Tamara Mellon on Launching Her Own Brand: ‘I’m Trying to Prove That Jimmy Choo Wasn’t an Accident’

Tamara Mellon at Fortune magazine's Most Powerful Women Summit at the Dorchester Hotel, London. June 12 2017. Pictures by Peter Dench for Fortune Magazine.
Tamara Mellon at Fortune magazine's Most Powerful Women Summit at the Dorchester Hotel, London. June 12 2017. Pictures by Peter Dench for Fortune Magazine.

Despite all her success, Jimmy Choo co-founder Tamara Mellon still feels a need to prove herself.

Speaking Monday at the Dorchester Hotel in London during the Fortune Most Powerful Women International Summit, Mellon said that by creating her own fashion line, she was trying to show “that Jimmy Choo wasn’t an accident.”

Mellon founded the Tamara Mellon Brand in 2013, two years after leaving the luxury shoe company that she co-founded in 1996. Along with Choo, Mellon built the brand into a footwear empire before eventually selling off her stake to luxury goods group Labelux.

But when asked what it was like to walk away from the iconic shoe brand in 2011, the 49-year-old said it was the right decision. “It was incredibly difficult, but… I was just burnt out,” she told interviewer Pattie Sellers, executive director of Fortune MPW Summits and Live Content. “I mourned it while I was in it… but by the time I left I was ready to go.”

“I could have stayed for five more years and made a ton more money, but I felt I was selling my soul and I had to be happy within myself,” she added.

When speaking about her career trajectory, Mellon said that she has been spurred on by “a little bit of fear.” “When I was younger, I was motivated by this fire under me,” she explained. “It made me think ‘Oh my god, where’s my life going to end up if I don’t do something about it?'”
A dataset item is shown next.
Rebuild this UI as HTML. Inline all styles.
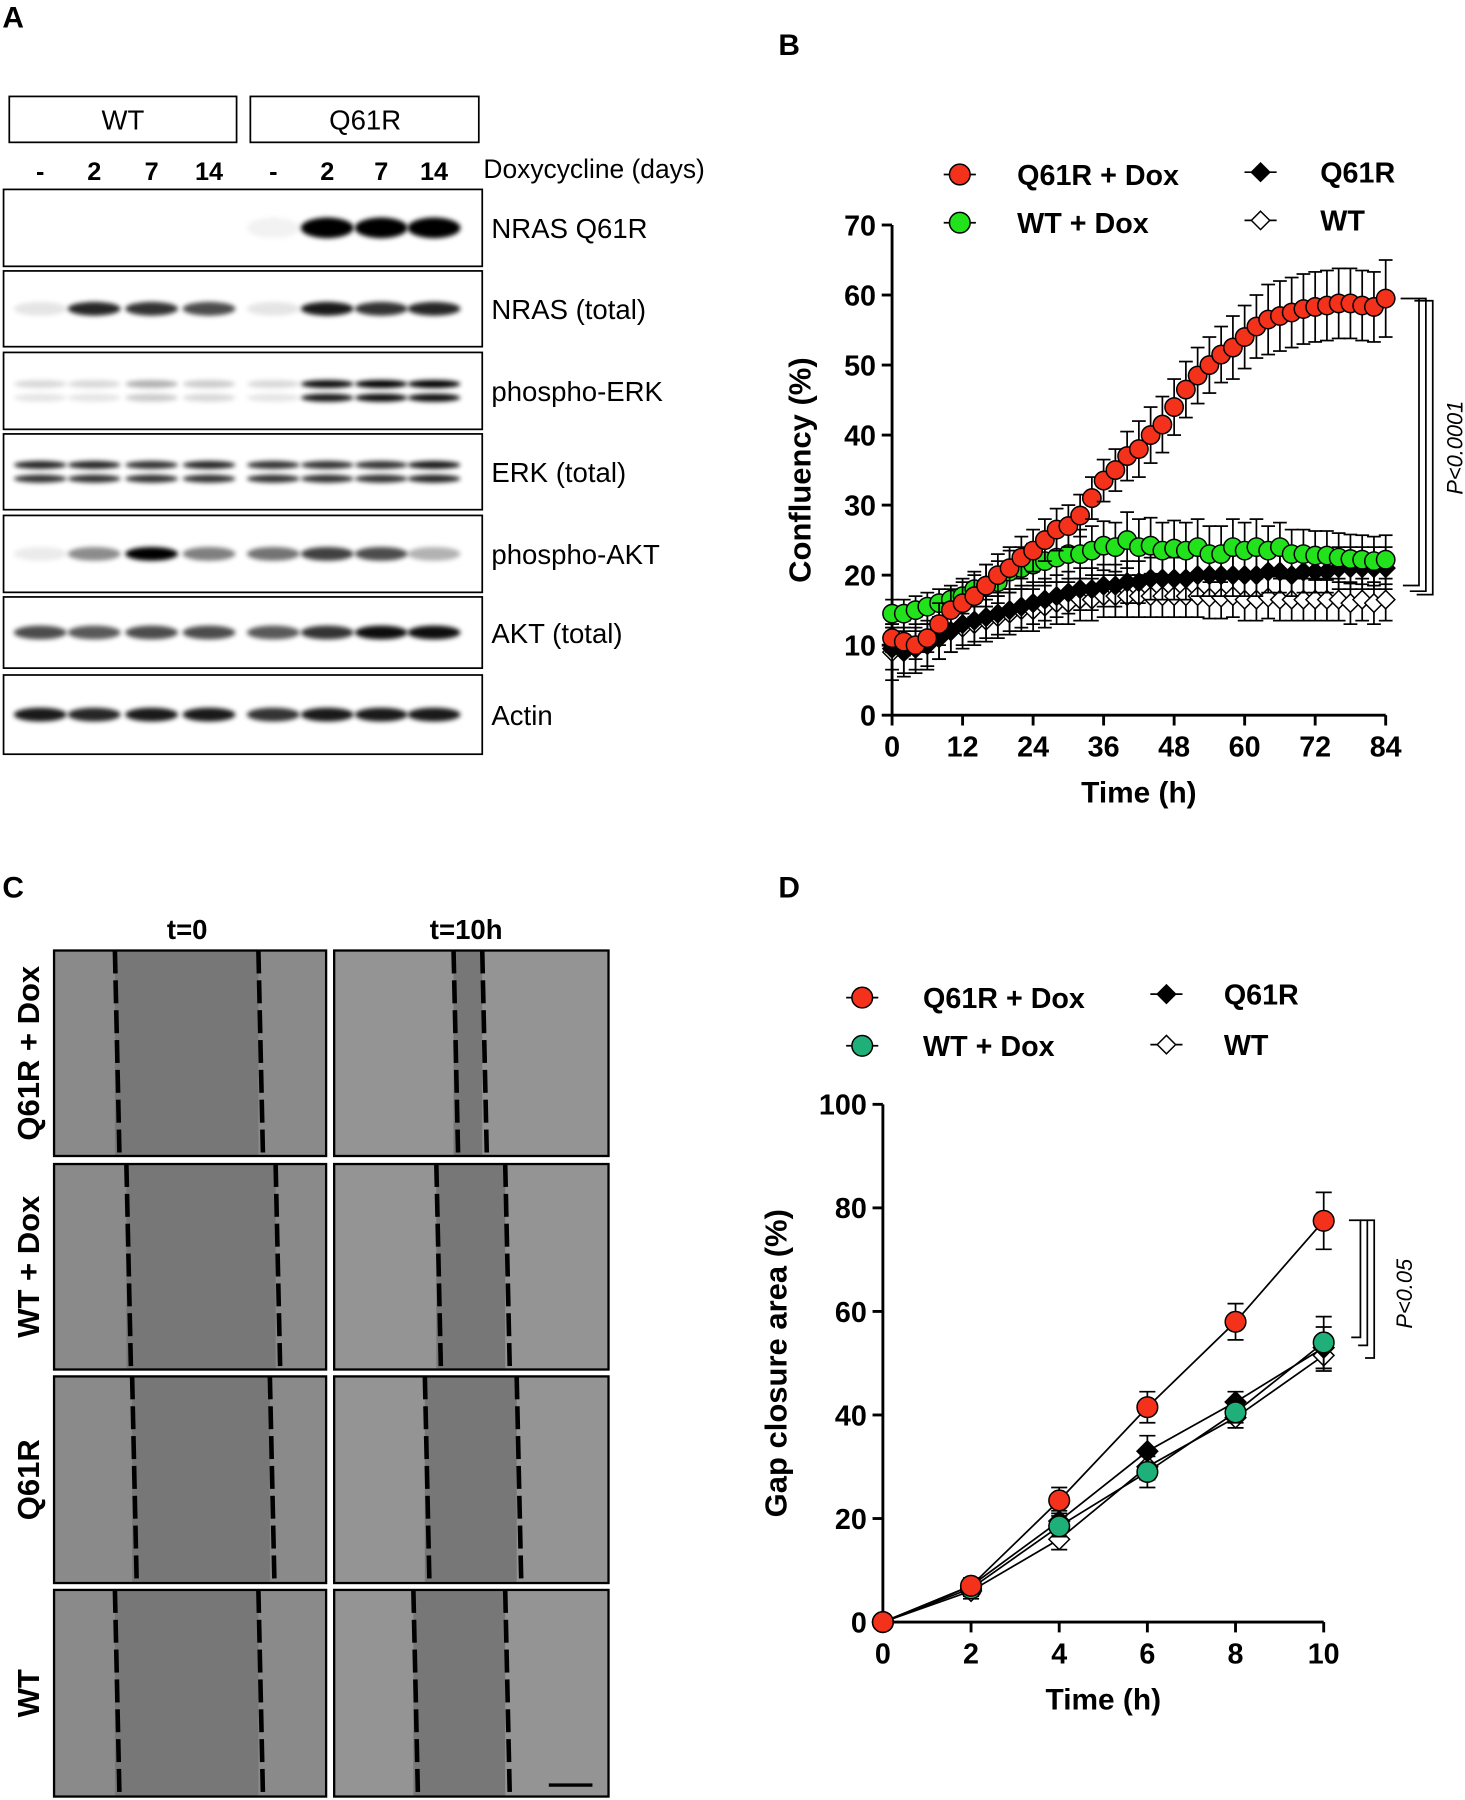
<!DOCTYPE html>
<html><head><meta charset="utf-8"><style>
html,body{margin:0;padding:0;background:#fff}
svg{display:block;font-family:"Liberation Sans",Arial,sans-serif}
.b{font-weight:bold}
</style></head><body>
<svg id="fig" width="1465" height="1800" viewBox="0 0 1276 1568" xmlns="http://www.w3.org/2000/svg">
<defs>
<filter id="blur" x="-50%" y="-100%" width="200%" height="300%"><feGaussianBlur stdDeviation="2.2"/></filter>
</defs>
<text x="2" y="24" font-size="26" class="b">A</text>
<text x="678" y="48" font-size="26" class="b">B</text>
<text x="2" y="782" font-size="26" class="b">C</text>
<text x="678" y="782" font-size="26" class="b">D</text>
<g id="blot"></g>
<g id="scratch"></g>
<g id="chartB"></g>
<g id="chartD"></g>
</svg>
<script>
// ---------- Panel B data ----------
const timesB = [0,2,4,6,8,10,12,14,16,18,20,22,24,26,28,30,32,34,36,38,40,42,44,46,48,50,52,54,56,58,60,62,64,66,68,70,72,74,76,78,80,82,84];
const q61rDox = [11,10.5,10,11,13,15,16,17,18.5,20,21,22.5,23.5,25,26.5,27,28.5,31,33.5,35,37,38,40,41.5,44,46.5,48.5,50,51.5,52.5,54,55.5,56.5,57,57.5,58,58.3,58.5,58.8,58.8,58.5,58.3,59.5];
const q61rDoxErr = [2,2,2,2,3,3,3,3,3,3,3,3,3,3,3,3,3,3,3,3,3.5,4,4,4,4,4,4,4,4,4.5,4.5,4.5,5,5,5,5,5,5,5,5,5,5,5.5];
const wtDox = [14.5,14.5,15,15.5,16,16.5,17,18,18.5,19,20.5,21,21.5,22,22.5,23,23,23.5,24.2,24,25,24,24.2,23.5,23.8,23.5,24,23,23,24,23.5,24,23.5,24,23,23,22.8,22.8,22.5,22.3,22.2,22,22.2];
const wtDoxErr = [2,2,2,2,2,2,2.5,2.5,3,3,3,3,3,3,3.5,3.5,3.5,3.5,3.5,3.5,4,4,4,4,4,4,4,4,4,4,4,4,3.5,3.5,3.5,3.5,3.5,3.5,3.5,3.5,3.5,3.5,3.5];
const q61r = [9.5,9,9.5,10,11,12,13,13.5,14,14.5,15,15.5,16,16.5,17,17.5,18,18,18.5,18.5,19,19,19.5,19.5,19.5,19.5,20,20,20,20,20,20,20.5,20.5,20,20.5,20.5,20.5,21,21,21,21,21];
const q61rErr = [3,3,3,3,3,3,3,3,3,3,3,3,3,3,3,3,3,3,3,3,3,3,3,3,3,3,3,3,3,3,3,3,3,3,3,3,3,3,3,3,3,3,3];
const wt = [9,9.5,10,10.5,11,12,12.5,13,13.5,14,14.5,15,15,15.5,16,16,16.5,16.5,17,17,17,17,17,17,17,17,17,16.8,16.8,17,16.5,16.5,16.8,16.5,16.5,16.5,16.5,16.5,16.5,16,16.5,16,16.5];
const wtErr = [4,4,4,4,3,3,3,3,3,3,3,3,3,3,3,3,3,3,3,3,3,3,3,3,3,3,3,3,3,3,3,3,3,3,3,3,3,3,3,3,3,3,3];
const yTicksB = [0,10,20,30,40,50,60,70];
const xTicksB = [0,12,24,36,48,60,72,84];
// ---------- Panel D data ----------
const timesD = [0,2,4,6,8,10];
const dQ61rDox = [0,7,23.5,41.5,58,77.5];
const dQ61rDoxErr = [0,1.5,2.5,3,3.5,5.5];
const dWtDox = [0,6.5,18.5,29,40.5,54];
const dWtDoxErr = [0,1.5,2,3,2,5];
const dQ61r = [0,7,19.5,33,42.5,53];
const dQ61rErr = [0,1.5,2,3,2,4];
const dWt = [0,6,16,30,39.5,51.5];
const dWtErr = [0,1.5,2,2.5,2,3];
const yTicksD = [0,20,40,60,80,100];
const xTicksD = [0,2,4,6,8,10];

const NS="http://www.w3.org/2000/svg";
function mk(tag,attrs,parent,txt){const e=document.createElementNS(NS,tag);for(const k in attrs)e.setAttribute(k,attrs[k]);if(txt!==undefined)e.textContent=txt;parent.appendChild(e);return e;}

// ---------- Western blot ----------
const blot=document.getElementById('blot');
let hb=mk('rect',{x:8,y:84,width:198,height:40,fill:'none',stroke:'#000','stroke-width':1.5},blot);

mk('text',{x:107,y:113,'font-size':24,'text-anchor':'middle'},blot,'WT');
hb=mk('rect',{x:218,y:84,width:199,height:40,fill:'none',stroke:'#000','stroke-width':1.5},blot);

mk('text',{x:318,y:113,'font-size':24,'text-anchor':'middle'},blot,'Q61R');
const laneX=[35,82,132,182,238,285,332,378];
const laneLab=['-','2','7','14','-','2','7','14'];
laneLab.forEach((l,i)=>mk('text',{x:laneX[i],y:157,'font-size':22,'font-weight':'bold','text-anchor':'middle'},blot,l));
mk('text',{x:421,y:155,'font-size':23},blot,'Doxycycline (days)');
const rows=[[165,232,'NRAS Q61R'],[236,302,'NRAS (total)'],[307,374,'phospho-ERK'],[378,444,'ERK (total)'],[449,516,'phospho-AKT'],[520,582,'AKT (total)'],[588,657,'Actin']];
const bands=[
 [[0,0,0,0,0.05,1,1,1]],
 [[0.1,0.85,0.8,0.7,0.1,0.9,0.8,0.85]],
 [[0.15,0.15,0.3,0.2,0.15,0.95,1,1],[0.1,0.1,0.2,0.15,0.1,0.9,0.95,0.95]],
 [[0.85,0.85,0.8,0.85,0.8,0.8,0.8,0.9],[0.8,0.8,0.8,0.8,0.8,0.8,0.8,0.85]],
 [[0.08,0.45,1,0.5,0.55,0.75,0.7,0.3]],
 [[0.7,0.65,0.7,0.7,0.65,0.8,0.95,0.95]],
 [[0.9,0.85,0.9,0.9,0.8,0.9,0.9,0.9]]
];
rows.forEach((r,ri)=>{
  const g=mk('g',{},blot);
  
  mk('rect',{x:3,y:r[0],width:417,height:r[1]-r[0],fill:'#fff',stroke:'#000','stroke-width':1.5},g);
  const cy=(r[0]+r[1])/2;
  const b=bands[ri];
  b.forEach((lane,bi)=>{
    const off=b.length>1?(bi===0?-6:6):0;
    lane.forEach((v,li)=>{
      if(v<0.04)return;
      const h=ri===0?9:(b.length>1?3.5:6);
      mk('ellipse',{cx:laneX[li],cy:cy+off,rx:23,ry:h,fill:'#000','fill-opacity':v,filter:'url(#blur)'},g);
    });
  });
  mk('text',{x:428,y:cy+9,'font-size':24},blot,r[2]);
});

// ---------- Scratch images ----------
const sc=document.getElementById('scratch');
mk('text',{x:163,y:818,'font-size':24,'font-weight':'bold','text-anchor':'middle'},sc,'t=0');
mk('text',{x:406,y:818,'font-size':24,'font-weight':'bold','text-anchor':'middle'},sc,'t=10h');
const rowsC=[[828,1007,'Q61R + Dox'],[1014,1193,'WT + Dox'],[1199,1379,'Q61R'],[1385,1565,'WT']];
const gaps=[[[100,225],[395,420]],[[110,240],[380,440]],[[115,235],[370,450]],[[100,225],[360,440]]];
rowsC.forEach((r,ri)=>{
  const cy=(r[0]+r[1])/2;
  const lt=mk('text',{'font-size':27,'font-weight':'bold','text-anchor':'middle',transform:`translate(34,${cy}) rotate(-90)`},sc,r[2]);
  
  [[47,284],[291,530]].forEach((c,ci)=>{
    const g=mk('g',{},sc);
    
    mk('rect',{x:c[0],y:r[0],width:c[1]-c[0],height:r[1]-r[0],fill:ci===0?'#8a8a8a':'#949494'},g);
    const gp=gaps[ri][ci];
    mk('rect',{x:gp[0],y:r[0],width:gp[1]-gp[0],height:r[1]-r[0],fill:'#777'},g);
    [gp[0],gp[1]].forEach(x=>mk('line',{x1:x,y1:r[0],x2:x+4,y2:r[1],stroke:'#000','stroke-width':4,'stroke-dasharray':'20 6'},g));
    mk('rect',{x:c[0],y:r[0],width:c[1]-c[0],height:r[1]-r[0],fill:'none',stroke:'#000','stroke-width':2},g);
  });
});
mk('line',{x1:478,y1:1555,x2:516,y2:1555,stroke:'#000','stroke-width':3},sc);

// ---------- generic chart ----------
function chart(gid,o){
  const G=document.getElementById(gid);
  const xs=v=>o.x0+(v-o.xmin)/(o.xmax-o.xmin)*(o.x1-o.x0);
  const ys=v=>o.y0-(v-o.ymin)/(o.ymax-o.ymin)*(o.y0-o.y1);
  const ax=mk('g',{},G);
  mk('line',{x1:o.x0,y1:o.y0,x2:o.x0,y2:o.y1,stroke:'#000','stroke-width':2.5},ax);
  mk('line',{x1:o.x0,y1:o.y0,x2:o.x1,y2:o.y0,stroke:'#000','stroke-width':2.5},ax);
  o.yt.forEach(t=>{mk('line',{x1:o.x0-9,y1:ys(t),x2:o.x0,y2:ys(t),stroke:'#000','stroke-width':2.5},ax);
    mk('text',{x:o.x0-14,y:ys(t)+9,'font-size':25,'font-weight':'bold','text-anchor':'end'},ax,t);});
  o.xt.forEach(t=>{mk('line',{x1:xs(t),y1:o.y0,x2:xs(t),y2:o.y0+9,stroke:'#000','stroke-width':2.5},ax);
    mk('text',{x:xs(t),y:o.y0+36,'font-size':25,'font-weight':'bold','text-anchor':'middle'},ax,t);});
  const xl=mk('text',{x:(o.x0+o.x1)/2,y:o.y0+76,'font-size':26,'font-weight':'bold','text-anchor':'middle'},ax,'Time (h)');
  
  const yl=mk('text',{'font-size':27,'font-weight':'bold','text-anchor':'middle',transform:`translate(${o.ylx},${(o.y0+o.y1)/2}) rotate(-90)`},ax,o.ylab);
  
  o.series.forEach(s=>{
    const g=mk('g',{},G);
    if(o.lines){mk('polyline',{points:o.t.map((t,i)=>xs(t)+','+ys(s.v[i])).join(' '),fill:'none',stroke:'#000','stroke-width':1.5},g);}
    o.t.forEach((t,i)=>{
      const x=xs(t),y=ys(s.v[i]),e=s.e[i];
      if(e>0){const up=ys(s.v[i]+e),dn=ys(s.v[i]-e);
        mk('line',{x1:x,y1:up,x2:x,y2:dn,stroke:'#000','stroke-width':1.5},g);
        mk('line',{x1:x-o.cap,y1:up,x2:x+o.cap,y2:up,stroke:'#000','stroke-width':1.5},g);
        mk('line',{x1:x-o.cap,y1:dn,x2:x+o.cap,y2:dn,stroke:'#000','stroke-width':1.5},g);}
      marker(g,s.m,x,y,o.r,s.c);
    });
  });
  return {xs,ys};
}
function marker(g,m,x,y,r,c){
  let el;
  if(m==='c')el=mk('circle',{cx:x,cy:y,r:r,fill:c,stroke:'#000','stroke-width':1.3},g);
  else el=mk('polygon',{points:`${x},${y-r} ${x+r},${y} ${x},${y+r} ${x-r},${y}`,fill:c,stroke:'#000','stroke-width':1.3},g);
  
}
function legend(G,items){
  items.forEach(it=>{
    const g=mk('g',{},G);
    mk('line',{x1:it.x-14,y1:it.y,x2:it.x+14,y2:it.y,stroke:'#000','stroke-width':1.5},g);
    marker(g,it.m,it.x,it.y,it.m==='c'?9:8,it.c);
    mk('text',{x:it.tx,y:it.y+9,'font-size':25,'font-weight':'bold'},g,it.label);
  });
}
const RED='#f4321b',GRN='#22e21c',TEAL='#1fb07a';
// Panel B
const GB=document.getElementById('chartB');
chart('chartB',{x0:777,x1:1207,y0:623,y1:196,xmin:0,xmax:84,ymin:0,ymax:70,yt:yTicksB,xt:xTicksB,t:timesB,
  ylab:'Confluency (%)',ylx:706,r:8,cap:6,lines:false,
  series:[{name:'series-wt',v:wt,e:wtErr,m:'d',c:'#fff'},{name:'series-q61r',v:q61r,e:q61rErr,m:'d',c:'#000'},
          {name:'series-wt-dox',v:wtDox,e:wtDoxErr,m:'c',c:GRN},{name:'series-q61r-dox',v:q61rDox,e:q61rDoxErr,m:'c',c:RED}]});
legend(GB,[{x:836,y:152,m:'c',c:RED,label:'Q61R + Dox',tx:886},{x:836,y:194,m:'c',c:GRN,label:'WT + Dox',tx:886},
  {x:1098,y:150,m:'d',c:'#000',label:'Q61R',tx:1150},{x:1098,y:192,m:'d',c:'#fff',label:'WT',tx:1150}]);
const sigB=mk('path',{d:'M1220,260 H1236 V510 H1222 M1226,260 H1242 V515 H1228 M1232,262 H1248 V518 H1234',fill:'none',stroke:'#000','stroke-width':1.5},GB);

mk('text',{'font-size':19,'font-style':'italic','text-anchor':'middle',transform:'translate(1274,390) rotate(-90)'},GB,'P<0.0001');
// Panel D
const GD=document.getElementById('chartD');
chart('chartD',{x0:769,x1:1153,y0:1413,y1:962,xmin:0,xmax:10,ymin:0,ymax:100,yt:yTicksD,xt:xTicksD,t:timesD,
  ylab:'Gap closure area  (%)',ylx:685,r:9,cap:7,lines:true,
  series:[{name:'series-wt',v:dWt,e:dWtErr,m:'d',c:'#fff'},{name:'series-q61r',v:dQ61r,e:dQ61rErr,m:'d',c:'#000'},
          {name:'series-wt-dox',v:dWtDox,e:dWtDoxErr,m:'c',c:TEAL},{name:'series-q61r-dox',v:dQ61rDox,e:dQ61rDoxErr,m:'c',c:RED}]});
legend(GD,[{x:751,y:869,m:'c',c:RED,label:'Q61R + Dox',tx:804},{x:751,y:911,m:'c',c:TEAL,label:'WT + Dox',tx:804},
  {x:1016,y:866,m:'d',c:'#000',label:'Q61R',tx:1066},{x:1016,y:910,m:'d',c:'#fff',label:'WT',tx:1066}]);
const sigD=mk('path',{d:'M1175,1063 H1185 V1165 H1177 M1181,1063 H1191 V1172 H1183 M1187,1063 H1197 V1183 H1189',fill:'none',stroke:'#000','stroke-width':1.5},GD);

mk('text',{'font-size':19,'font-style':'italic','text-anchor':'middle',transform:'translate(1230,1127) rotate(-90)'},GD,'P<0.05');
</script>
</body></html>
Born to an alcoholic mother and a father “overwhelmed” by the domestic situation, Mellon said she knew from a young age that she wanted to make her own money. “I never wanted to be dependent on my father or husband,” she told the Summit audience. “I wanted to make my own decisions.”

The British businesswoman left school without any qualifications and went to straight to work—a move she thinks has helped with her early success. “By the time I had founded Jimmy Choo, I had a sound knowledge of the industry and working with luxury products from selling on the shop floor,” she said.

Mellon’s advice for those hoping to break into the fashion world is to “just work—even if it’s not your dream job or exactly what you want to do, because you’ll think of ideas and things will come to you when you’re being active. It’s incredibly important just to work.”

But although the former Vogue accessories editor did not go to college and described herself as “terrible” in school, she does not recommend that her daughter, 15-year-old Minty, do the same.

“I tell [Minty] that an education is very important,” said Mellon. “I’m very proud of her—she’s pretty much a straight-A student, which I was not like at her age. I always say you have to follow your passion, and if you do then money will follow. Whatever [Minty’s] passionate about, I support her.”